Claudia Chisholm of GTM Originals would like to see more women involved not just on the range, but in other, often overlooked areas of the shooting industry like manufacturing, marketing, product development and retail. 

“There are so many companies out there that create products for women just to check the box and say they do,” said Chisholm. “While there are more women involved in the process of getting these products to market than before, we’re nowhere near the point of saturation.” 

Chisholm emphasized the importance for brands and retailers, as well as women themselves, to understand and value the power of women as consumers.

“Since GTM Originals began in 2009, this industry has changed immensely, but we still have situations where dealers feel the need to close their doors when sales dip,” she shared. “If they would instead embrace female consumers, many wouldn’t have to.” 

The GTM Originals’ return customer owns an average of five of the company’s bags.

“Women come back,” asserted Chisholm. “Not only that, but women love to be together. We bring friends. We bring family. If you embrace women as a buying demographic, they will always deliver.”

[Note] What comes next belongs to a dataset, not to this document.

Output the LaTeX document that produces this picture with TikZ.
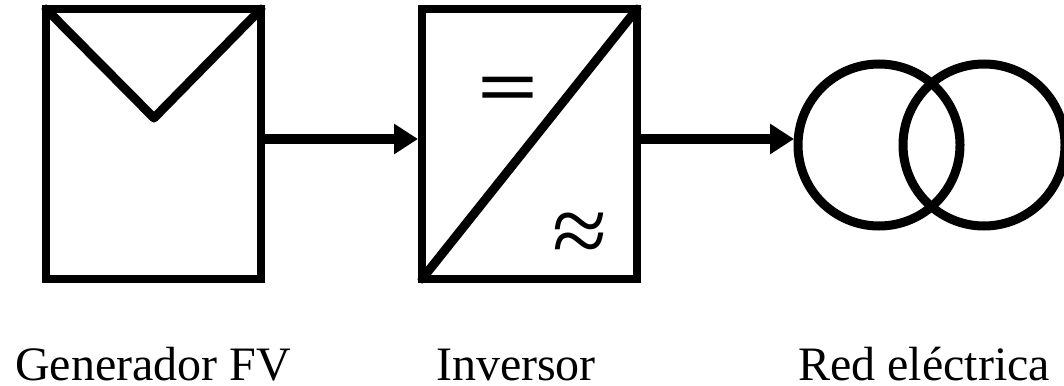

“If you embrace women as a buying demographic, they will always deliver.” Claudia Chisholm, Owner GTM Originals

Claudia Chisholm, Owner
GTM Originals

On The Range

The area within the shooting industry perhaps poised for the most growth is firearms instruction.

“Female instructors are so in demand right now many of us can’t keep up,” remarked Flanell. “Ranges would be crazy not to hire a knowledgeable female instructor — they’re like winning the lottery. Not only do women want to learn from women, but men with little to no experience often feel more comfortable learning from a female as well. In my experience, female-taught classes fill up much quicker than those taught by men, especially when it comes to entry-level classes.”

Paige Roux agrees, but notes it may not be as simple as going out and hiring an already experienced instructor.

“Many ranges don’t have female instructors because there aren’t a lot of us available,” she explained. “There are very few of us who have both the ability and the interest in teaching.” 

Roux’s journey to becoming an instructor started at the age of 4 or 5 when her dad, a former law enforcement officer, purchased Shooter’s World in 2002.

“I basically absorbed information through osmosis I didn’t even know I was learning,” she recalled. “I listened to sales pitches, learned about customer service and gained a greater understanding of our customers.”

Roux started helping teach classes as a range safety officer around the age of 14, but it wasn’t until adulthood she realized her passion for teaching others and began working at the range as an instructor full-time.

“Women are often hesitant because we want to be good at something we do, especially when we’re the minority. We want to be respected,” she said. “Even as someone who grew up in the business, it took me a while to be confident in not only my knowledge of the curriculum but also in my ability to teach it.” 

Roux said many Shooter’s World employees don’t know how to shoot when they start.

“They’re hired based on their customer service skills. Then, we train them to shoot using our curriculum,” she informed. “We’re opening the door and investing in our team members who might not have even known it was an interest of theirs or there was an opportunity to pursue it.”

So, rather than limit your prospects by only searching for already licensed female instructors, or worse, justifying your all-male range staff by saying “there just aren’t any female instructors,” consider how you can help change that from the ground up.